* _GIVEN REQUEST_
Which lines hold the word "chart"? Copy each of them.

* _GIVEN MATERIAL_
★ ★ ★

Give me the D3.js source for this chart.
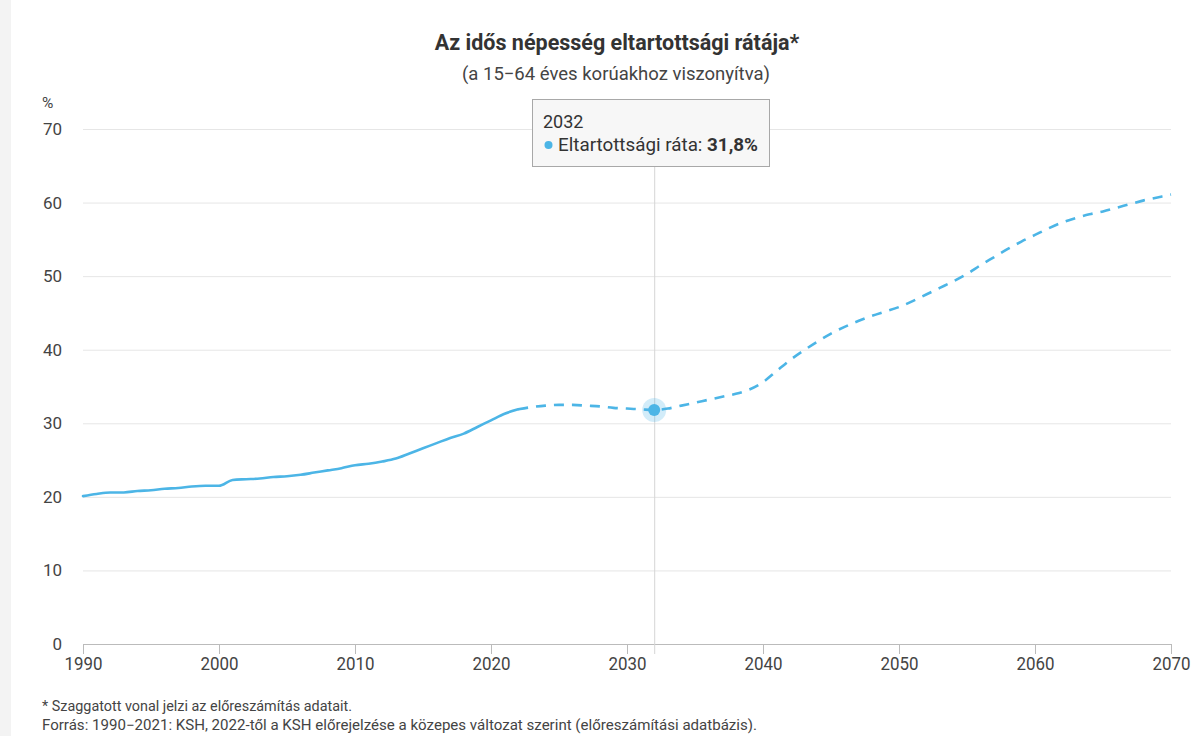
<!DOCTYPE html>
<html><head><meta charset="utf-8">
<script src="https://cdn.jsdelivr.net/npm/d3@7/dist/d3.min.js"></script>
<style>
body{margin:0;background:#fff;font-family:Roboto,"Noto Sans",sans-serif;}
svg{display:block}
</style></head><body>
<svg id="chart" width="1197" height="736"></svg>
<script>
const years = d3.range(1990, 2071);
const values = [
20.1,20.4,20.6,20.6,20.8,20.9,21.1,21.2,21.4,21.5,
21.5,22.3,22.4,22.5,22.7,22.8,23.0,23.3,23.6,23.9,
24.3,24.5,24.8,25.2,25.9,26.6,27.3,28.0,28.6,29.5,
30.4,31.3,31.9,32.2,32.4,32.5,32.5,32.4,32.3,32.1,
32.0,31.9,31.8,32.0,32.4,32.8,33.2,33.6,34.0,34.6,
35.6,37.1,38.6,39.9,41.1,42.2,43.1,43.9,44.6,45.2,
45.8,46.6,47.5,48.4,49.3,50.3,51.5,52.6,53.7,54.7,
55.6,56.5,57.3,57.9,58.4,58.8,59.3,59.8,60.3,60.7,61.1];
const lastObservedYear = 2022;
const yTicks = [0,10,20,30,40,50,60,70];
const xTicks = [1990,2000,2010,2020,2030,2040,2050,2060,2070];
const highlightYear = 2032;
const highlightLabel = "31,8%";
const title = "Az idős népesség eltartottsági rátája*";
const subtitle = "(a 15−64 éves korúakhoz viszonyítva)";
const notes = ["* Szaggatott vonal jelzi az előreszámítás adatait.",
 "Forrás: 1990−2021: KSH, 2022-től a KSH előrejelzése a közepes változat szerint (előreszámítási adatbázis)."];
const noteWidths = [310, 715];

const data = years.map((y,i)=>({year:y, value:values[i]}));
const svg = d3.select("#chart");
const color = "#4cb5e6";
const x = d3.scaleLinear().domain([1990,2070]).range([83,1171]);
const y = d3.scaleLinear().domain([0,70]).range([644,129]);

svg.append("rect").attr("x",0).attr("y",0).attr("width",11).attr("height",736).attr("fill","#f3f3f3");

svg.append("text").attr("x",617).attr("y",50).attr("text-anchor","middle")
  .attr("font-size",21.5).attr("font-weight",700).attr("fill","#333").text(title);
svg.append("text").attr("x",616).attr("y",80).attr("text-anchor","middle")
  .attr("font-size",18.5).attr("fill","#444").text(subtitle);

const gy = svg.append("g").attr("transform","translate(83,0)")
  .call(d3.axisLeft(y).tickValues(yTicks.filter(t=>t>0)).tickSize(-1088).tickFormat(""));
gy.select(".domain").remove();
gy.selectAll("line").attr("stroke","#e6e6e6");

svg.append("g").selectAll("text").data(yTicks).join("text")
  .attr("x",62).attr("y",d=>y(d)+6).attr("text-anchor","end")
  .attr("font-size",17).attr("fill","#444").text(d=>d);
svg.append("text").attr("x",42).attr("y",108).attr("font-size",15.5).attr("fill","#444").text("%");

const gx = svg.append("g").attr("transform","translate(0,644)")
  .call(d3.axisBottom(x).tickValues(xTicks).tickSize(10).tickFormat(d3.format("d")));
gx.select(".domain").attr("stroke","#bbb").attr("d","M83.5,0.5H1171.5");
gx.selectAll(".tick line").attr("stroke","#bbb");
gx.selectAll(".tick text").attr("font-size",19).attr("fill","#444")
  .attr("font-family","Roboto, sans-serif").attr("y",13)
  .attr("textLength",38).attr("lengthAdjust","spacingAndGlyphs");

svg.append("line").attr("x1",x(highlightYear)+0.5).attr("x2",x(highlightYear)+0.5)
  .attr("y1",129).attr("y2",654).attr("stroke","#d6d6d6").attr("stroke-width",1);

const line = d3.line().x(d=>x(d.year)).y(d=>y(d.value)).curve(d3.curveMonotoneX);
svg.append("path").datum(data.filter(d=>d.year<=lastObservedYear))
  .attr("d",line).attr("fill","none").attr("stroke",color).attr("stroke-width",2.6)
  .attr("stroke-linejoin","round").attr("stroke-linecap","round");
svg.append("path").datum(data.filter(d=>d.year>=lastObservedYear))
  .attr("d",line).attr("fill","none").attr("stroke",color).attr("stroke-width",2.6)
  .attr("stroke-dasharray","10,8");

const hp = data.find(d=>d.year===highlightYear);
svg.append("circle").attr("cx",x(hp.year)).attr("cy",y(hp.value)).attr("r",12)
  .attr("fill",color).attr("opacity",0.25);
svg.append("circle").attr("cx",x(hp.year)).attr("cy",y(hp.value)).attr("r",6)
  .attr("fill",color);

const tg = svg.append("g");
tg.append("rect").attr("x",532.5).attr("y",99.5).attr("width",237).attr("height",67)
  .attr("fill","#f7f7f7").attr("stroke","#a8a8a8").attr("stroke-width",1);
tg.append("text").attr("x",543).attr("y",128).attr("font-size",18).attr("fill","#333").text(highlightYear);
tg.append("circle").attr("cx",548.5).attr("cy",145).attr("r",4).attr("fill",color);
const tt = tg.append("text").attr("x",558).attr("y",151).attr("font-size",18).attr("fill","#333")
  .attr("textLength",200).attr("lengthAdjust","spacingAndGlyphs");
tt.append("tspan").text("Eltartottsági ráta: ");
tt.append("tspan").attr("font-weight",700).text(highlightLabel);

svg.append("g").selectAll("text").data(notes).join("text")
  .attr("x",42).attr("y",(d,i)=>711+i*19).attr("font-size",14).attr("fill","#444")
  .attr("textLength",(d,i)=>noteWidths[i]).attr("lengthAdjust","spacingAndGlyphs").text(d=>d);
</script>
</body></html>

★ ★ ★

* _RESULT OF THE TASK_
Give me the D3.js source for this chart.
<svg id="chart" width="1197" height="736"></svg>
const svg = d3.select("#chart");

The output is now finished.